**Problem details:** Reproduce exactly only the lines from the line that holds "What matplotlib code" to the line that holds "fig = plt.figure(figsize=(8.6, 3.74), dpi=100)", inclusive, in the listing below, and please leave out every picture.

**Data extract:**
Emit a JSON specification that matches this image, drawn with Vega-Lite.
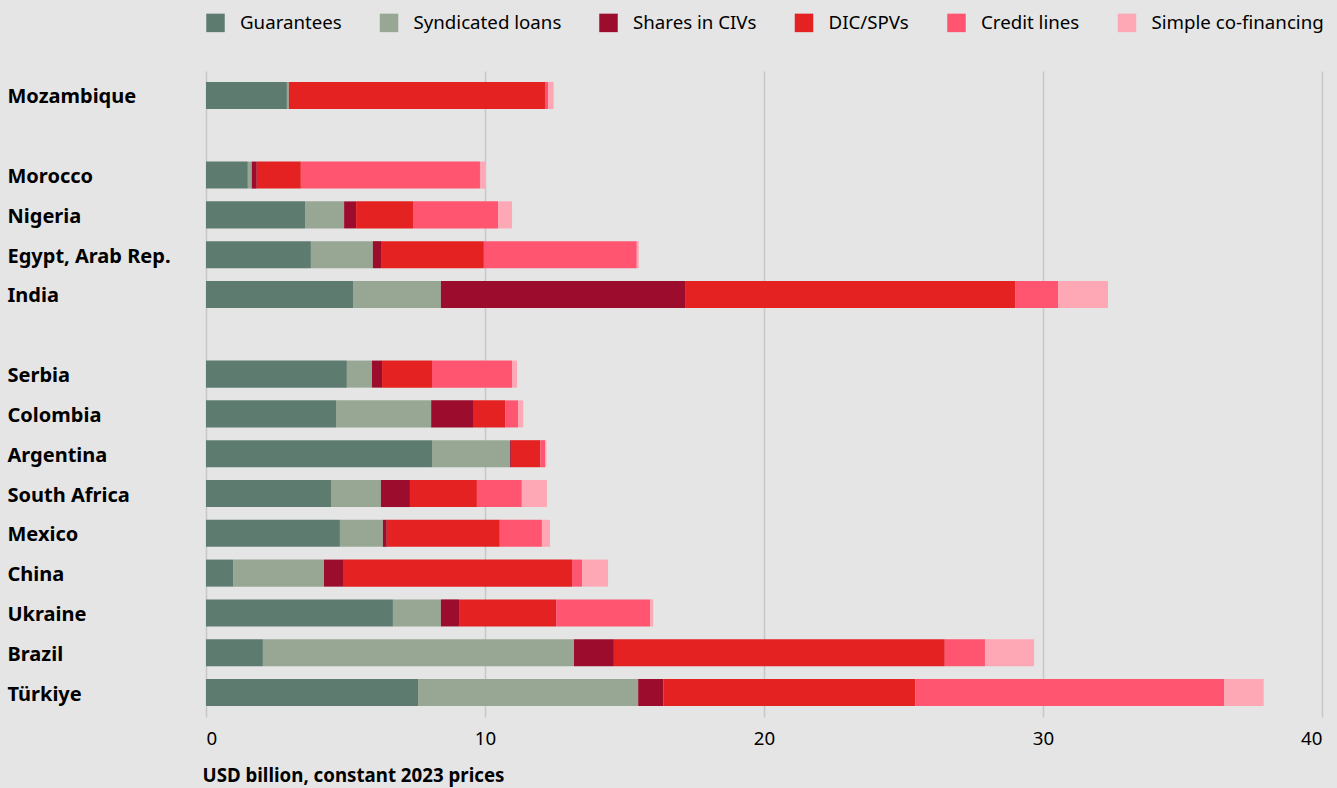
* * *
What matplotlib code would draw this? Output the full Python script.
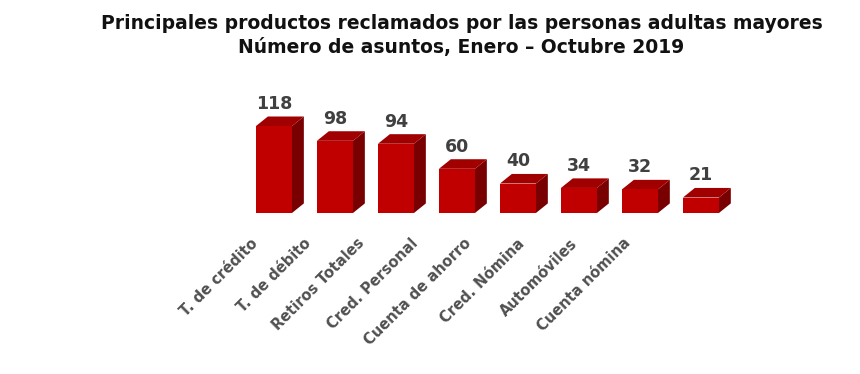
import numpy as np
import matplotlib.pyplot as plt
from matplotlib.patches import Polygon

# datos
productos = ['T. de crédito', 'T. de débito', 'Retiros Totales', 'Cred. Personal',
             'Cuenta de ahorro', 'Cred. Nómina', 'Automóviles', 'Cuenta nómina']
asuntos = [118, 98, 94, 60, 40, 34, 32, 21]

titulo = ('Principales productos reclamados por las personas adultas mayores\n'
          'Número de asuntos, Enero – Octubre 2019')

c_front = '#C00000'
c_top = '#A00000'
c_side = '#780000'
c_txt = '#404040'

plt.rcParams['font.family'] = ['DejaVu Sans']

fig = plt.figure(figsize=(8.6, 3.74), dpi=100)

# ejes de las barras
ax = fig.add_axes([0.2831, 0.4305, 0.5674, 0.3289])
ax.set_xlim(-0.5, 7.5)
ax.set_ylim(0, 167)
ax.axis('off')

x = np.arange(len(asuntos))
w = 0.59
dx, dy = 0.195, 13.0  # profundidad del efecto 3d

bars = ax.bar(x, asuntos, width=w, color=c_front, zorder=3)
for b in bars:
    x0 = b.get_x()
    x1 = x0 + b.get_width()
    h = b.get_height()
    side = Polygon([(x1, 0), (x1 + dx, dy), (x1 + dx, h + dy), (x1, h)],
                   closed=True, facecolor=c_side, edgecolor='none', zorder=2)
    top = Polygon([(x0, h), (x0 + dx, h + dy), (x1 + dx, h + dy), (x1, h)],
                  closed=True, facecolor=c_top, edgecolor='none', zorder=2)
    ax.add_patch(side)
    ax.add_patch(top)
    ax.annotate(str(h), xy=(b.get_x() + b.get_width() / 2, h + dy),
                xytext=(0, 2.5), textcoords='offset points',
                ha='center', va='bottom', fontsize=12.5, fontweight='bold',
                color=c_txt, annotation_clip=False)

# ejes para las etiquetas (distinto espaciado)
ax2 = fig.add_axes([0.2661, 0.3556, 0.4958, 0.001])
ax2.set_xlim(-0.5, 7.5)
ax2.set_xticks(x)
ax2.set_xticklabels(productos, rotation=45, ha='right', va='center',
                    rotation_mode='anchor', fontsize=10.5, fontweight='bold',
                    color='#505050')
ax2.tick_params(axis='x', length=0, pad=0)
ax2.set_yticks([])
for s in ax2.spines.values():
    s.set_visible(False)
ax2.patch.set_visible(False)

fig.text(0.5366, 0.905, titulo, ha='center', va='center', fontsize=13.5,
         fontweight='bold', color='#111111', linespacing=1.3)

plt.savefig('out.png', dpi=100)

**Full response:**
What matplotlib code would draw this? Output the full Python script.
import numpy as np
import matplotlib.pyplot as plt
from matplotlib.patches import Polygon

# datos
productos = ['T. de crédito', 'T. de débito', 'Retiros Totales', 'Cred. Personal',
             'Cuenta de ahorro', 'Cred. Nómina', 'Automóviles', 'Cuenta nómina']
asuntos = [118, 98, 94, 60, 40, 34, 32, 21]

titulo = ('Principales productos reclamados por las personas adultas mayores\n'
          'Número de asuntos, Enero – Octubre 2019')

c_front = '#C00000'
c_top = '#A00000'
c_side = '#780000'
c_txt = '#404040'

plt.rcParams['font.family'] = ['DejaVu Sans']

fig = plt.figure(figsize=(8.6, 3.74), dpi=100)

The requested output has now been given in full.